### RECORDS SUPPLIED ###
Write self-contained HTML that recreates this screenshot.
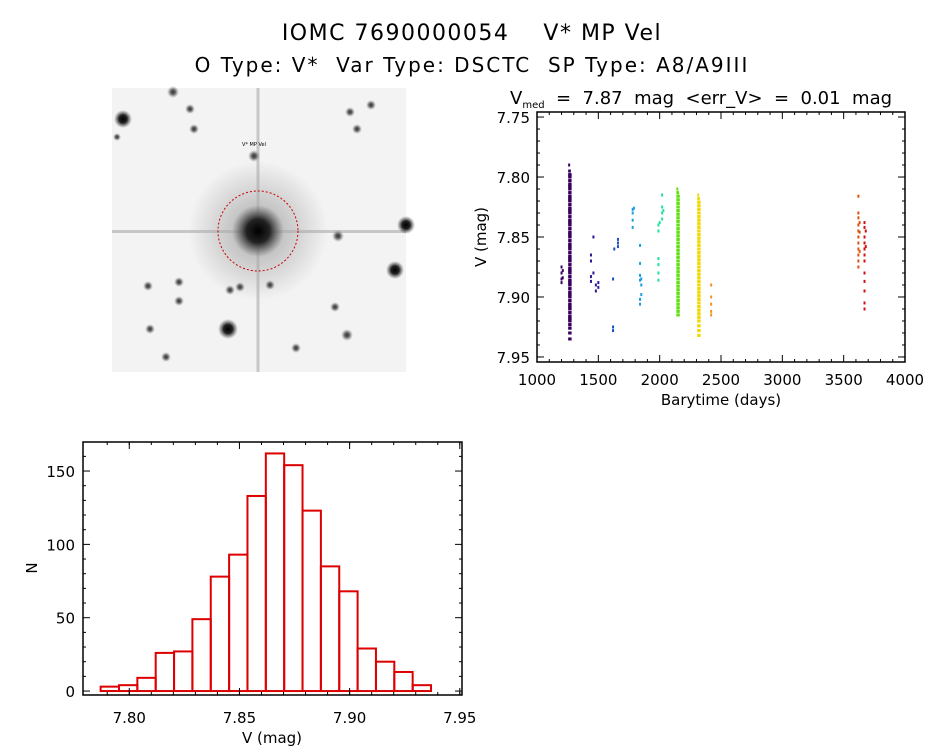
<!DOCTYPE html>
<html><head><meta charset="utf-8"><style>
body{margin:0;background:#fff;width:944px;height:747px;overflow:hidden;font-family:"DejaVu Sans","Liberation Sans",sans-serif}
svg{position:absolute;left:0;top:0}
text{fill:#000;white-space:pre}
</style></head><body>
<svg id="s" width="944" height="747">
<text x="472" y="40" font-size="22" letter-spacing="1.5" text-anchor="middle" xml:space="preserve">IOMC 7690000054    V* MP Vel</text>
<text x="472" y="72" font-size="20" letter-spacing="2" text-anchor="middle" xml:space="preserve">O Type: V*  Var Type: DSCTC  SP Type: A8/A9III</text>
<g>
<defs>
<radialGradient id="st"><stop offset="0" stop-color="#000"/><stop offset="0.45" stop-color="#222"/><stop offset="1" stop-color="#555" stop-opacity="0"/></radialGradient>
<radialGradient id="st2"><stop offset="0" stop-color="#333"/><stop offset="0.4" stop-color="#666"/><stop offset="1" stop-color="#999" stop-opacity="0"/></radialGradient>
<radialGradient id="bg"><stop offset="0" stop-color="#000" stop-opacity="0.3"/><stop offset="1" stop-color="#000" stop-opacity="0"/></radialGradient>
</defs>
<rect x="112" y="88" width="294" height="284" fill="#f3f3f3"/>
<circle cx="258" cy="231" r="70" fill="url(#bg)"/>
<rect x="112" y="230" width="294" height="3" fill="#aaa" opacity="0.6"/>
<rect x="256.5" y="88" width="3" height="284" fill="#aaa" opacity="0.6"/>
<circle cx="258" cy="231" r="26" fill="url(#st)"/>
<circle cx="123" cy="119" r="9" fill="url(#st)"/>
<circle cx="228" cy="329" r="10" fill="url(#st)"/>
<circle cx="395" cy="270" r="9" fill="url(#st)"/>
<circle cx="406" cy="225" r="9" fill="url(#st)"/>
<circle cx="347" cy="335" r="6" fill="url(#st2)"/>
<circle cx="254" cy="156" r="6" fill="url(#st2)"/>
<circle cx="173" cy="92" r="6" fill="url(#st2)"/>
<circle cx="338" cy="236" r="6" fill="url(#st2)"/>
<circle cx="150" cy="329" r="5" fill="url(#st2)"/>
<circle cx="296" cy="348" r="5" fill="url(#st2)"/>
<circle cx="230" cy="290" r="5" fill="url(#st2)"/>
<circle cx="240" cy="287" r="5" fill="url(#st2)"/>
<circle cx="270" cy="285" r="5" fill="url(#st2)"/>
<circle cx="179" cy="282" r="5" fill="url(#st2)"/>
<circle cx="350" cy="112" r="5" fill="url(#st2)"/>
<circle cx="371" cy="105" r="5" fill="url(#st2)"/>
<circle cx="357" cy="129" r="5" fill="url(#st2)"/>
<circle cx="190" cy="109" r="5" fill="url(#st2)"/>
<circle cx="194" cy="129" r="5" fill="url(#st2)"/>
<circle cx="335" cy="307" r="5" fill="url(#st2)"/>
<circle cx="179" cy="301" r="5" fill="url(#st2)"/>
<circle cx="148" cy="286" r="5" fill="url(#st2)"/>
<circle cx="166" cy="357" r="5" fill="url(#st2)"/>
<circle cx="117" cy="137" r="4" fill="url(#st2)"/>
<circle cx="258" cy="231" r="40" fill="none" stroke="#c00" stroke-width="1" stroke-dasharray="2,2"/>
<text x="254" y="146" font-size="5" fill="#c00" text-anchor="middle">V* MP Vel</text>
</g>
<g id="sc"></g>
<g id="hi"></g>
</svg>
<script>
// ---- light curve data ----
const denseA=[7.790,7.795,7.798,7.800,7.803,7.806,7.808,7.810,7.813,7.816,7.818,7.820,7.823,7.826,7.828,7.830,7.833,7.836,7.838,7.840,7.843,7.846,7.848,7.850,7.853,7.856,7.858,7.860,7.863,7.866,7.868,7.870,7.873,7.876,7.878,7.880,7.883,7.886,7.888,7.890,7.893,7.896,7.898,7.900,7.903,7.906,7.908,7.910,7.913,7.916,7.918,7.920,7.923,7.926,7.930,7.935];
const denseG=[7.810,7.813,7.816,7.819,7.822,7.825,7.828,7.831,7.834,7.837,7.840,7.843,7.846,7.849,7.852,7.855,7.858,7.861,7.864,7.867,7.870,7.873,7.876,7.879,7.882,7.885,7.888,7.891,7.894,7.897,7.900,7.903,7.906,7.909,7.912,7.915];
const denseY=[7.815,7.818,7.821,7.824,7.827,7.830,7.833,7.836,7.839,7.842,7.845,7.848,7.851,7.854,7.857,7.860,7.863,7.866,7.869,7.872,7.875,7.878,7.881,7.884,7.887,7.890,7.893,7.896,7.899,7.902,7.905,7.908,7.911,7.914,7.917,7.920,7.924,7.928,7.932];
const lcTimes=[1200,1210,1262,1268,1274,1440,1460,1480,1500,1620,1630,1660,1780,1790,1840,1850,1990,2000,2020,2030,2144,2150,2156,2314,2320,2326,2420,3620,3630,3670,3680];
const lcMags=[
[7.875,7.880,7.885,7.888],
[7.878,7.884],
denseA, denseA.slice(1), denseA.slice(2),
[7.865,7.870,7.883,7.887],
[7.850,7.880],
[7.890,7.895],
[7.892,7.888],
[7.885,7.925,7.928],
[7.860],
[7.852,7.855,7.858],
[7.827,7.830,7.836,7.842],
[7.826],
[7.857,7.872,7.882,7.886,7.902,7.906],
[7.885,7.890,7.898],
[7.840,7.845,7.868,7.873,7.880,7.886],
[7.838],
[7.815,7.825,7.830,7.835],
[7.828],
denseG, denseG.slice(1), denseG.slice(2),
denseY, denseY.slice(1), denseY.slice(2),
[7.890,7.900,7.906,7.912,7.915],
[7.816,7.830,7.834,7.840,7.845,7.850,7.855,7.860,7.865,7.870,7.875],
[7.838,7.846,7.862],
[7.838,7.842,7.850,7.855,7.860,7.865,7.870,7.880,7.887,7.895,7.905,7.910],
[7.845,7.858]
];
const lcXTicks=[1000,1500,2000,2500,3000,3500,4000];
const lcYTicks=[7.75,7.80,7.85,7.90,7.95];
// ---- histogram data ----
const hStart=7.787, hWidth=0.00833;
const hCounts=[3,4,9,26,27,49,78,93,133,162,154,123,85,68,29,20,13,4];
const hXTicks=[7.80,7.85,7.90,7.95];
const hYTicks=[0,50,100,150];

const NS='http://www.w3.org/2000/svg';
function mk(p,t,a){const e=document.createElementNS(NS,t);for(const k in a)e.setAttribute(k,a[k]);p.appendChild(e);return e;}
function txt(p,x,y,s,sz,anc){const e=mk(p,'text',{x:x,y:y,'font-size':sz,'text-anchor':anc||'middle'});e.textContent=s;return e;}

// light curve
const sc=document.getElementById('sc');
const L=537,R=905,T=112,B=362,x0=1000,x1=4000,y0=7.7458,y1=7.9542;
const sx=v=>L+(v-x0)/(x1-x0)*(R-L), sy=v=>T+(v-y0)/(y1-y0)*(B-T);
function colorFor(t){
  if(t<1350) return '#3a0060';
  if(t<1550) return '#2a1a9a';
  if(t<1700) return '#1a50c0';
  if(t<1900) return '#1aa0e0';
  if(t<2080) return '#20e0a0';
  if(t<2250) return '#60e010';
  if(t<2380) return '#f0d800';
  if(t<3000) return '#f09020';
  if(t<3650) return '#e05010';
  return '#d01010';
}
lcTimes.forEach((t,i)=>{
  lcMags[i].forEach(m=>{
    const r=mk(sc,'rect',{x:sx(t)-1,y:sy(m)-1.5,width:2,height:3,fill:colorFor(t)});
    
    
  });
});
mk(sc,'rect',{x:L,y:T,width:R-L,height:B-T,fill:'none',stroke:'#000','stroke-width':1.5});
lcXTicks.forEach(v=>{const x=sx(v);mk(sc,'line',{x1:x,x2:x,y1:B,y2:B-7,stroke:'#000'});mk(sc,'line',{x1:x,x2:x,y1:T,y2:T+7,stroke:'#000'});
 const t=txt(sc,x,385,String(v),15);});
for(let v=1100;v<4000;v+=100){if(v%500){const x=sx(v);mk(sc,'line',{x1:x,x2:x,y1:B,y2:B-3,stroke:'#000'});mk(sc,'line',{x1:x,x2:x,y1:T,y2:T+3,stroke:'#000'});}}
lcYTicks.forEach(v=>{const y=sy(v);mk(sc,'line',{x1:L,x2:L+7,y1:y,y2:y,stroke:'#000'});mk(sc,'line',{x1:R,x2:R-7,y1:y,y2:y,stroke:'#000'});
 const t=txt(sc,530,y+6,v.toFixed(2),15,'end');});
for(let v=7.76;v<7.95;v+=0.01){const y=sy(v);mk(sc,'line',{x1:L,x2:L+3,y1:y,y2:y,stroke:'#000'});mk(sc,'line',{x1:R,x2:R-3,y1:y,y2:y,stroke:'#000'});}
let t=txt(sc,721,405,'Barytime (days)',15);
t=mk(sc,'text',{x:0,y:0,'font-size':15,'text-anchor':'middle',transform:'translate(486,237) rotate(-90)'});t.textContent='V (mag)';

t=mk(sc,'text',{x:510,y:104,'font-size':18,'xml:space':'preserve'});t.innerHTML='V<tspan font-size="10" dy="4">med</tspan><tspan dy="-4">  =  7.87  mag  &lt;err_V&gt;  =  0.01  mag</tspan>';


// histogram
const hi=document.getElementById('hi');
const HL=83,HR=462,HT=442,HB=695,hx0=7.779,hx1=7.951,hy0=-2.7,hy1=169.8;
const hx=v=>HL+(v-hx0)/(hx1-hx0)*(HR-HL), hy=v=>HB-(v-hy0)/(hy1-hy0)*(HB-HT);
hCounts.forEach((c,i)=>{
  const a=hx(hStart+i*hWidth), b=hx(hStart+(i+1)*hWidth);
  const r=mk(hi,'rect',{x:a,y:hy(c),width:b-a,height:hy(0)-hy(c),fill:'none',stroke:'#d00','stroke-width':2});
  
  
});
mk(hi,'rect',{x:HL,y:HT,width:HR-HL,height:HB-HT,fill:'none',stroke:'#000','stroke-width':1.5});
hXTicks.forEach(v=>{const x=hx(v);mk(hi,'line',{x1:x,x2:x,y1:HB,y2:HB-7,stroke:'#000'});mk(hi,'line',{x1:x,x2:x,y1:HT,y2:HT+7,stroke:'#000'});
 const t=txt(hi,x,723,v.toFixed(2),15);});
for(let v=7.79;v<7.951;v+=0.01){const x=hx(v);mk(hi,'line',{x1:x,x2:x,y1:HB,y2:HB-3,stroke:'#000'});mk(hi,'line',{x1:x,x2:x,y1:HT,y2:HT+3,stroke:'#000'});}
hYTicks.forEach(v=>{const y=hy(v);mk(hi,'line',{x1:HL,x2:HL+7,y1:y,y2:y,stroke:'#000'});mk(hi,'line',{x1:HR,x2:HR-7,y1:y,y2:y,stroke:'#000'});
 const t=txt(hi,75,y+6,String(v),15,'end');});
for(let v=10;v<170;v+=10){if(v%50){const y=hy(v);mk(hi,'line',{x1:HL,x2:HL+3,y1:y,y2:y,stroke:'#000'});mk(hi,'line',{x1:HR,x2:HR-3,y1:y,y2:y,stroke:'#000'});}}
t=txt(hi,272,743,'V (mag)',15);
t=mk(hi,'text',{x:0,y:0,'font-size':15,'text-anchor':'middle',transform:'translate(37,568) rotate(-90)'});t.textContent='N';

</script>
</body></html>
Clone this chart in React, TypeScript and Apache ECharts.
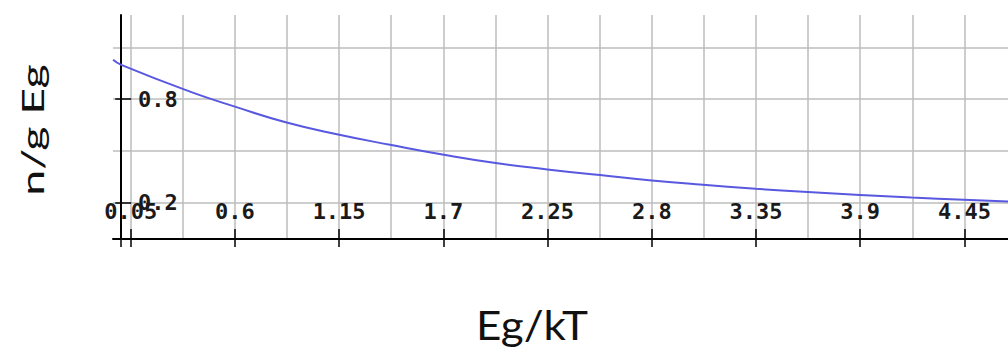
###
* EXERCISE AIM *
Go through the listing above and pull out each line containing the word "this".

* TASK RESPONSE *
Write self-contained HTML that recreates this screenshot.
Clone this chart in React, TypeScript and Apache ECharts.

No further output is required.